MJ Vakili delivered to me a draft manuscript on his prior over galaxy images. In the introduction, it notes that the only other times things like this have been done it has been to reduce the dimensionality of the space in which galaxy images are modeled or represented. This is a baby step, of course, towards a prior on images, but only a baby step, because principal component coefficients don't, in themselves, have a probabilistic interpretation or result in a generative model.

On the board in my office, Vakili explained how he would use the prior over images to make the best possible measurement of weak gravitational-lensing shear; it involves marginalizing out the unsheared galaxy image, which requires the prior of which we speak. The cool thing is that this solves—in principle—one of the ideas Marshall and I hatched at KIPAC@10, which was to use the detailed morphological features in galaxies that go beyond just overall ellipticity to measure the shear field. Now that's in principle; will it work in practice? Vakili is going to look at the GREAT3 data.


the (low mass) IMF

Dennis Zaritsky (Arizona, on sabbatical at NYU) gave the astro seminar today, about measuring the IMF for the purposes of understanding the mass-to-light ratios of stellar populations.
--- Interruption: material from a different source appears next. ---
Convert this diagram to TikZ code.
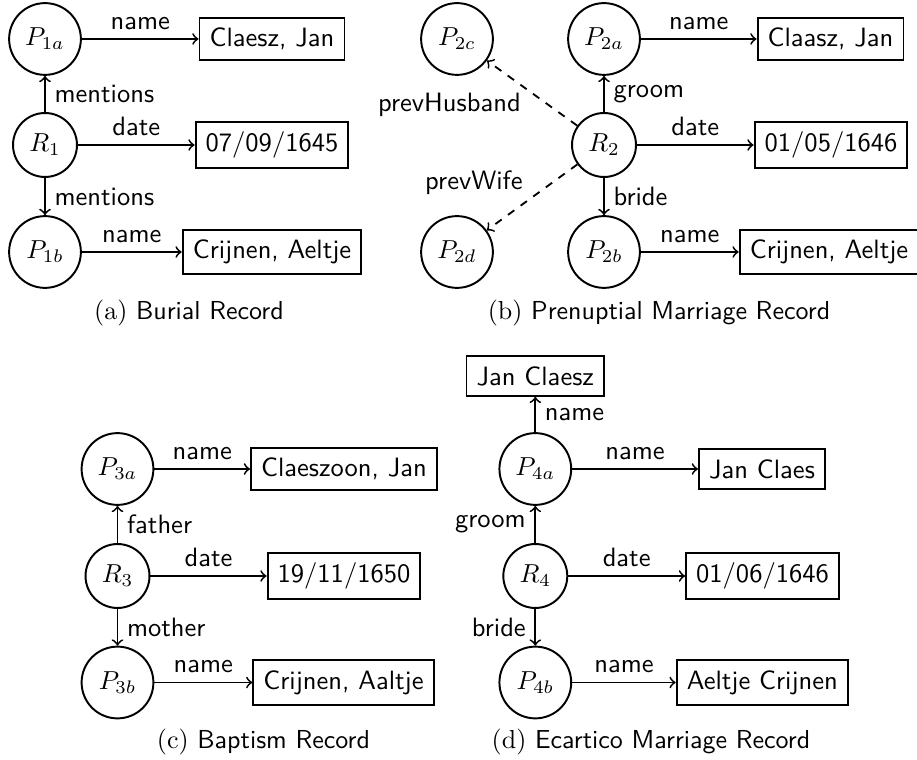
\documentclass[tikz,border=0pt]{standalone}
\begin{document}
\begin{tikzpicture}[
  x=0.384615pt, y=-0.384615pt,
  pnode/.style={circle, draw, line width=0.75pt, minimum size=27.6pt, inner sep=1pt},
  rnode/.style={circle, draw, line width=0.75pt, minimum size=24.6pt, inner sep=1pt},
  valbox/.style={rectangle, draw, line width=0.75pt, inner sep=3.9pt, font=\fontsize{10.2}{12}\sffamily},
  rel/.style={->, line width=0.7pt},
  prev/.style={->, dashed, line width=0.7pt},
  lbl/.style={font=\fontsize{10.2}{12}\sffamily},
  captext/.style={font=\sffamily}
]
\useasboundingbox (0,0) rectangle (917,760);

% ---------- (a) Burial Record ----------
\node[pnode] (p1a) at (45,39) {$P_{1a}$};
\node[rnode] (r1) at (45,145) {$R_1$};
\node[pnode] (p1b) at (45,252) {$P_{1b}$};
\node[valbox] (n1a) at (272,39) {Claesz, Jan};
\node[valbox] (d1) at (272,145) {07/09/1645};
\node[valbox] (n1b) at (272,252) {Crijnen, Aeltje};
\draw[rel] (p1a) -- node[lbl, midway, above] {name} (n1a);
\draw[rel] (r1) -- node[lbl, midway, above] {date} (d1);
\draw[rel] (p1b) -- node[lbl, midway, above] {name} (n1b);
\draw[rel] (r1) -- node[lbl, midway, right] {mentions} (p1a);
\draw[rel] (r1) -- node[lbl, midway, right] {mentions} (p1b);
\node[captext] (capa) at (189,313) {\rmfamily(a) \sffamily Burial Record};

% ---------- (b) Prenuptial Marriage Record ----------
\node[pnode] (p2c) at (457,39) {$P_{2c}$};
\node[pnode] (p2a) at (604,39) {$P_{2a}$};
\node[rnode] (r2) at (604,145) {$R_2$};
\node[pnode] (p2b) at (604,252) {$P_{2b}$};
\node[pnode] (p2d) at (457,252) {$P_{2d}$};
\node[valbox] (n2a) at (830.5,39) {Claasz, Jan};
\node[valbox] (d2) at (831,145) {01/05/1646};
\node[valbox] (n2b) at (829,252) {Crijnen, Aeltje};
\draw[rel] (p2a) -- node[lbl, midway, above] {name} (n2a);
\draw[rel] (r2) -- node[lbl, midway, above] {date} (d2);
\draw[rel] (p2b) -- node[lbl, midway, above] {name} (n2b);
\draw[rel] (r2) -- node[lbl, midway, right] {groom} (p2a);
\draw[rel] (r2) -- node[lbl, midway, right] {bride} (p2b);
\draw[prev] (r2) -- node[lbl, midway, anchor=east, xshift=-0.7pt, yshift=-4.4pt] {prevHusband} (p2c);
\draw[prev] (r2) -- node[lbl, midway, anchor=east, yshift=5.6pt] {prevWife} (p2d);
\node[captext] (capb) at (659,313) {\rmfamily(b) \sffamily Prenuptial Marriage Record};

% ---------- (c) Baptism Record ----------
\node[pnode] (p3a) at (117.5,469) {$P_{3a}$};
\node[rnode] (r3) at (117.5,576) {$R_3$};
\node[pnode] (p3b) at (117.5,682.5) {$P_{3b}$};
\node[valbox] (n3a) at (344,469) {Claeszoon, Jan};
\node[valbox] (d3) at (344,576) {19/11/1650};
\node[valbox] (n3b) at (343.5,682.5) {Crijnen, Aaltje};
\draw[rel] (p3a) -- node[lbl, midway, above] {name} (n3a);
\draw[rel] (r3) -- node[lbl, midway, above] {date} (d3);
\draw[rel] (p3b) -- node[lbl, midway, above] {name} (n3b);
\draw[rel] (r3) -- node[lbl, midway, right] {father} (p3a);
\draw[rel] (r3) -- node[lbl, midway, right] {mother} (p3b);
\node[captext] (capc) at (263.5,742) {\rmfamily(c) \sffamily Baptism Record};

% ---------- (d) Ecartico Marriage Record ----------
\node[valbox] (n4c) at (535.3,376) {Jan Claesz};
\node[pnode] (p4a) at (535.3,469) {$P_{4a}$};
\node[rnode] (r4) at (535.3,576) {$R_4$};
\node[pnode] (p4b) at (535.3,682.5) {$P_{4b}$};
\node[valbox] (n4a) at (762,469) {Jan Claes};
\node[valbox] (d4) at (762.5,576) {01/06/1646};
\node[valbox] (n4b) at (762.3,682.5) {Aeltje Crijnen};
\draw[rel] (p4a) -- node[lbl, midway, right] {name} (n4c);
\draw[rel] (p4a) -- node[lbl, midway, above] {name} (n4a);
\draw[rel] (r4) -- node[lbl, midway, above] {date} (d4);
\draw[rel] (p4b) -- node[lbl, midway, above] {name} (n4b);
\draw[rel] (r4) -- node[lbl, midway, left] {groom} (p4a);
\draw[rel] (r4) -- node[lbl, midway, left] {bride} (p4b);
\node[captext] (capd) at (651,742) {\rmfamily(d) \sffamily Ecartico Marriage Record};
\end{tikzpicture}
\end{document}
He is using bound stellar clusters, measuring kinematic masses and visible and infrared photometry. He finds that there seem to be two different IMFs for stellar clusters, one for the oldest clusters and another for those less than 10 Gyr in age. But this difference also more-or-less maps onto metallicity (the older clusters are more metal poor) and onto environment (the younger clusters are Magellanic-Cloud disk clusters, the older clusters are Milky-Way bulge and halo clusters). So it is hard to understand the causal relationships in play. Zaritsky is confident that near-future observations will settle the questions.

At lunch, Fadely proposed that we enter the Strong-Lens Time Delay Challenge. We imagined an entry that involves multi-band Gaussian Processes (like those worked out by Hernitschek, Mykytyn, Patel, Rix, and me this summer) added to multi-band Gaussian Processes. Time to do some math.